Office 2019 and Office 2016 losing important connections in 2023

Microsoft 365 services are stopping for Office 2019 and Office 2016 two years before their announced software end dates  Microsoft is being especially cruel to Office 2019 customers.

In October 2023 (i.e 14 months from now) services like Exchange Online, SharePoint Online, and OneDrive for Business will not be supported for connections from Office 2016 or Office 2019 desktop software.

For example, Outlook 2016 / Outlook 2019 might have trouble connecting to a Microsoft hosted mailbox (Exchange Online) after October 2023.

That’s strange because both Office 2019 and Office 2016 will be supported with security updates/fixes until October 2025 – another two years after Microsoft stops supporting connections to their own hosted services.

For Office 2016 it’s disappointing but a little understandable. After all the software will be seven years old and that’s a whole era in modern tech terms.

Office 2019 users should feel hard done by. Their Microsoft software will be a mere four years old when Microsoft won’t guarantee a connection to Microsoft services. That’s way too short a time in our view.

Office 2013 is a little more muddled.  Office 2013 with Service Pack 1 ends software support on 11 April 2023  but Microsoft says that connections to Microsoft 365 ‘sorta kinda’ will still work.  Their exact words:

“We won’t take any active measures to block other versions of the Office client that are still supported and are up to date, such as Office 2013 with Service Pack 1, from connecting to Microsoft 365 services. But these older clients may encounter performance or reliability issues over time.”

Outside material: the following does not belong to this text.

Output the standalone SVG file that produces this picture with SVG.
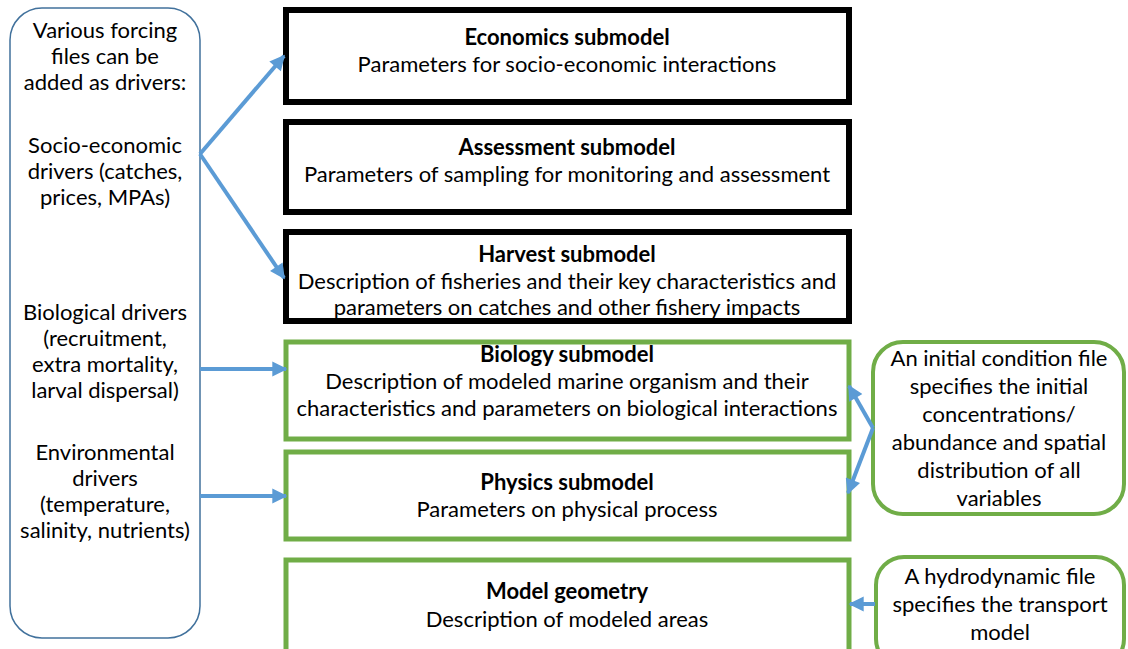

In other words, Office 2013 and earlier might still work with M365 services but there’s no guarantee.

Microsoft 365 hosted services only

All this applies for connections to Microsoft 365 hosted services only. Exchange Online is the name for the Microsoft hosted Exchange Server mailboxes.

Connections to other Exchange Server systems not operated by Microsoft (aka hybrid or in-house systems) are not affected. The network IT admins control what connection types are available.

The whole thing is quite (deliberately?) complicated as explained in a Microsoft document.

Not Supported vs Blocked

Keep in mind there’s a difference between a combination of software and service being ‘not supported’ and ‘block’. 

Microsoft is careful to use those terms with ‘not supported’ often misunderstood.

‘Not Supported’ means that the connection or service will still work but Microsoft won’t support the combination.  The connection might stop working at some future time but not necessarily on the support end date.

‘Block’ means the connection won’t work. Usually that’s because older software doesn’t have modern connection methods (which are more secure and sometimes faster).  Microsoft rarely acts to block  software, it’s usually a case of older standards being dropped.

Some examples of why older software can’t connect to modern services are Basic Authentication and TLS, both security related.

Basic Authentication (BA) is the simplistic sending of a username & password to connect to a service.  That’s a very old and insecure way to prove your identity that’s been surpassed over the years by much safer methods (which are largely hidden from us mere humans <g>).  Most software switched away from Basic Authentication some time ago. Now BA is being disabled on Microsoft hosted mailboxes, older Outlook’s which only know about BA won’t be able to work.

TLS (Transport Layer Security) is a modern security system used on the web.  Most web sites, including use TLS to secure the connection to your computer.  TLS is also used by email programs to securely connect to mailboxes in a way that prevents snooping on the username or password. Microsoft now requires TLS version 1.2 for connection to their hosted mailboxes, which is something older Outlook software doesn’t have.